In the coming months, the Department  of Art and Art History at the University will be undertaking the study of a painting that Charlene Vella attributes to Antonio de Saliba.

This is a triptych dedicated to the Virgin of Succour, portraying in its central panel the Madonna del Soccorso with St Peter and St James the Elder, as well as an Annunciation and Golgotha scenes in each of the three panels’ top cusps.

The Malta Airport Foundation is sponsoring the research work.

The triptych, which forms part of the Mdina Cathedral Museum collection, will be the second painting in its collection to be studied following the restoration completed last year of Salvo d’Antonio’s masterful 1510 predella with the Salvator Mundi.

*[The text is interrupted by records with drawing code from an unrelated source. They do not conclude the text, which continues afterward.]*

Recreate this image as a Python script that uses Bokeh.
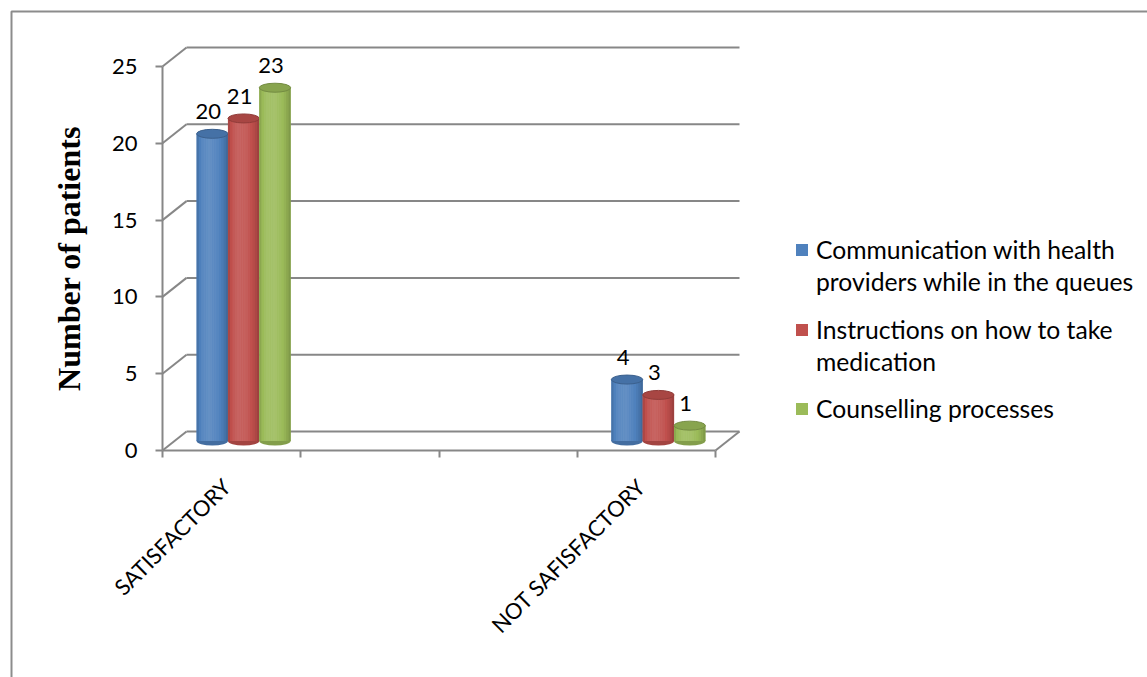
import math
from bokeh.plotting import figure
from bokeh.models import (Range1d, FixedTicker, LinearAxis, ColumnDataSource,
                          Legend, LegendItem)
from bokeh.embed import file_html
from bokeh.resources import INLINE
from bokeh.core.properties import value

# ---------------- data ----------------
categories = ["SATISFACTORY", "", "", "NOT SAFISFACTORY"]
series_lines = [["Communication with health", "providers while in the queues"],
                ["Instructions on how to take", "medication"],
                ["Counselling processes"]]
communication = [20, None, None, 4]
instructions = [21, None, None, 3]
counselling = [23, None, None, 1]
y_ticks = [0, 5, 10, 15, 20, 25]
colors = ["#4F81BD", "#C0504D", "#9BBB59"]
series_values = [communication, instructions, counselling]

# ---------------- layout (pixels) ----------------
W, H = 1147, 677
AX_X = 162                   # screen x of front value axis
Y0 = 450                     # screen y of value 0 (front)
PX_X, PX_Y = 138.25, 15.36   # px per category slot / per unit
GRID = "#878787"
FONT = "Lato"

def dx(px):   # screen x -> data x
    return (px - AX_X) / PX_X

def dy(py):   # screen y -> data y
    return (Y0 - py) / PX_Y

DX, DY = 24 / PX_X, 19 / PX_Y        # 3-D depth offset

p = figure(width=W, height=H, x_range=Range1d(dx(0), dx(W)), y_range=Range1d(dy(H), dy(0)),
           output_backend="svg", toolbar_location=None,
           x_axis_type=None, y_axis_type=None,
           min_border_left=0, min_border_right=0, min_border_top=0, min_border_bottom=0)
p.outline_line_color = None
p.background_fill_color = "white"
p.border_fill_color = "white"

n_slots = len(categories)

# ---- chart border ----
p.line(x=[dx(11), dx(11), dx(W + 5)], y=[dy(H + 5), dy(11), dy(11)],
       line_color="#8c8c8c", line_width=2)

# ---- walls / floor ----
p.segment(x0=[DX] * len(y_ticks), y0=[t + DY for t in y_ticks],
          x1=[n_slots + DX] * len(y_ticks), y1=[t + DY for t in y_ticks],
          line_color=GRID, line_width=2)
p.segment(x0=[0] * len(y_ticks), y0=y_ticks,
          x1=[DX] * len(y_ticks), y1=[t + DY for t in y_ticks],
          line_color=GRID, line_width=2)
p.segment(x0=[n_slots], y0=[0], x1=[n_slots + DX], y1=[DY], line_color=GRID, line_width=2)

# ---- cylinders ----
def shade(hexc, f):
    r, g, b = int(hexc[1:3], 16), int(hexc[3:5], 16), int(hexc[5:7], 16)
    if f <= 1:
        r, g, b = r * f, g * f, b * f
    else:
        k = f - 1
        r, g, b = r + (255 - r) * k, g + (255 - g) * k, b + (255 - b) * k
    return "#%02x%02x%02x" % (int(min(255, r)), int(min(255, g)), int(min(255, b)))

GW = 0.68
BW = GW / 3
EH = 9 / PX_Y
NSTRIP = 14
bodies = []
for k, (vals, col) in enumerate(zip(series_values, colors)):
    xs, tops = [], []
    for i, v in enumerate(vals):
        if v is None:
            continue
        xs.append(i + 0.5 + DX / 2 + (k - 1) * BW)
        tops.append(v + DY / 2)
    base = [DY / 2] * len(xs)
    p.ellipse(x=xs, y=base, width=BW, height=EH, fill_color=shade(col, 0.85), line_color=None)
    body = p.vbar(x=xs, bottom=base, top=tops, width=BW, fill_color=col, line_color=None)
    bodies.append(body)
    sl, sr, sb, st, sc = [], [], [], [], []
    for x, t in zip(xs, tops):
        for j in range(NSTRIP):
            u = ((j + 0.5) / NSTRIP) ** 0.75
            f = 0.76 + 0.36 * math.sin(math.pi * u) ** 0.7
            sl.append(x - BW / 2 + j * BW / NSTRIP)
            sr.append(x - BW / 2 + (j + 1) * BW / NSTRIP + 0.0005)
            sb.append(DY / 2)
            st.append(t)
            sc.append(shade(col, f))
    p.quad(left=sl, right=sr, bottom=sb, top=st, fill_color=sc, line_color=None)
    p.ellipse(x=xs, y=tops, width=BW, height=EH, fill_color=shade(col, 0.88),
              line_color=shade(col, 0.75), line_width=1)
    p.text(x=xs, y=tops, text=[str(v) for v in vals if v is not None],
           text_align="center", text_baseline="alphabetic", x_offset=-4, y_offset=-22,
           text_font=value(FONT), text_font_size="22px", text_color="black")

# ---- axes ----
yaxis = LinearAxis(ticker=FixedTicker(ticks=y_ticks), bounds=(0, 25), fixed_location=0,
                   axis_line_color=GRID, axis_line_width=2,
                   major_tick_out=7, major_tick_in=0, major_tick_line_color=GRID, major_tick_line_width=2,
                   minor_tick_line_color=None,
                   major_label_text_font=FONT, major_label_text_font_size="22px",
                   major_label_text_color="black", major_label_standoff=18,
                   axis_label="Number of patients", axis_label_text_font="Liberation Serif",
                   axis_label_text_font_style="bold", axis_label_text_font_size="32px",
                   axis_label_text_color="black", axis_label_standoff=22)
p.add_layout(yaxis, "left")

label_ticks = [0.4625, 3.4625]
xaxis = LinearAxis(ticker=FixedTicker(ticks=label_ticks, minor_ticks=list(range(n_slots + 1))),
                   fixed_location=0, bounds=(0, n_slots),
                   axis_line_color=GRID, axis_line_width=2,
                   major_tick_line_color=None, major_tick_out=0, major_tick_in=0,
                   minor_tick_out=7, minor_tick_in=0, minor_tick_line_color=GRID, minor_tick_line_width=2,
                   major_label_overrides={label_ticks[0]: categories[0], label_ticks[1]: categories[3]},
                   major_label_orientation=math.pi / 4,
                   major_label_text_font=FONT, major_label_text_font_size="22px",
                   major_label_text_color="black", major_label_standoff=25)
p.add_layout(xaxis, "below")

# ---- legend (one small legend per series so lines can be spaced like the original) ----
LFS = 24.7
LH = 1.2 * LFS
line_centers = [[248.5, 281.5], [328.5, 361.5], [408.5]]
for lines, col, body, centers in zip(series_lines, colors, bodies, line_centers):
    items = [LegendItem(label=lines[0], renderers=[body])]
    for extra in lines[1:]:
        ghost = p.vbar(x=[], top=[], width=0.1, fill_alpha=0, line_alpha=0)
        items.append(LegendItem(label=extra, renderers=[ghost]))
    lg = Legend(items=items, location=(794, H - (centers[-1] + LH / 2)), orientation="vertical",
                glyph_width=15, glyph_height=15, label_standoff=7, spacing=round(33 - LH),
                label_height=15, padding=0, margin=0, border_line_color=None, background_fill_alpha=0,
                label_text_font=FONT, label_text_font_size=f"{LFS}px", label_text_color="black")
    p.add_layout(lg)

open("out.html", "w").write(file_html(p, INLINE))
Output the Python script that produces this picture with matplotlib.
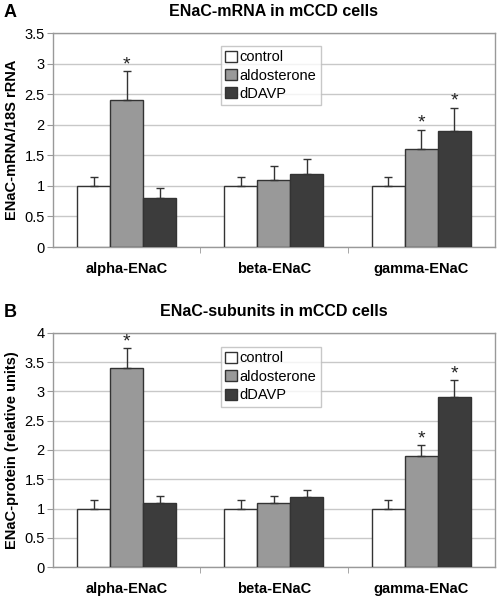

This triptych has in the past been heavily overpainted, hindering a proper study of the work and its attribution. The triptych has been attributed to other artists with a connection to the celebrated quattrocento Sicilian Renaissance artist Antonello da Messina (c. 1430-79): Giovannello d’Itala and Salvo d’Antonio.

The interventions that will be carried out as part of this research initiative include an in-depth analysis of the wood employed and the pigments.

Moreover, the panels will be scanned in 3D alongside which a scientific software management system will be employed. The information obtained from the scientific results will be incorporated into a multi-layered image.

This will enhance our knowledge of the painting and its makeup, as well as to be able to present the results in an interactive manner. This will be the first painting on the Maltese Islands to be studied in 3D.

The results will help to consolidate Dr Vella’s attribution since they will be compared to two documented works by Antonio de Saliba, namely the Madonna and Child with Angels and the Deposition dated to 1515 in the church of St Mary of Jesus in Rabat.

The triptych forms part of the Mdina Cathedral Museum collection

The triptych of the Madonna del Soccorso can be securely associated with the 1493 will of the noble Pietro Vaccaro. Vaccaro left sette uncie for an altarpiece to be commissioned and executed within a couple of years of his death for his private altar in Mdina’s late medieval Cathedral, however, the artist’s name was not specified.

As Dr Vella points out: “Having originally belonged to an altar of a Maltese family of good social standing, this triptych is a direct reflection of the informed patronage that Maltese patrons had in the late 15th century.”

Dr Vella and Prof. Mario Buhagiar from the same department have since 2010 dedicated their time and resources to the study and restoration of Renaissance paintings extant on Malta that have a familial connection to Antonello da Messina.

The paintings currently in Żejtun, Rabat and the Mdina Cathedral Museum were executed in the last years of the 15th century and the first two decades of the 16th century by two of Antonello da Messina’s nephews, the cousins Salvo d’Antonio and Antonio de Saliba.

The Rector of the University of Malta, Prof. Alfred Vella, welcomed the research sponsorship and thanked the Malta Airport Foundation for its assistance. He also thanked the Mdina Cathedral Museum. Prof. Vella stated that “the University will continue to proudly support such research that provides, among other things, another confirmation that Malta, before 1530 – that is before the arrival of the Knights of the Order of St John – was not an artistic desert, and had its own refined works of art”.

The Malta Airport Foundation chairman, Fredrick Mifsud Bonnici, explained that this research project falls in line with the foundation’s mission to safeguard and raise more awareness for Malta’s cultural, environmental and artistic heritage, in a bid to enrich the island’s offering for both locals and tourists. He also expressed his satisfaction that, through this sponsorship, the foundation will be collaborating with one of the most respected institutions on the island to shed light on a centuries-old work of art. 

The diagnostic tests, conservation and restoration of the panels have been entrusted to PrevArti and should take seven months to complete.

This research is being made possible thanks to the University of Malta, the management of the Mdina Cathedral Museum, as well as the Malta Airport Foundation.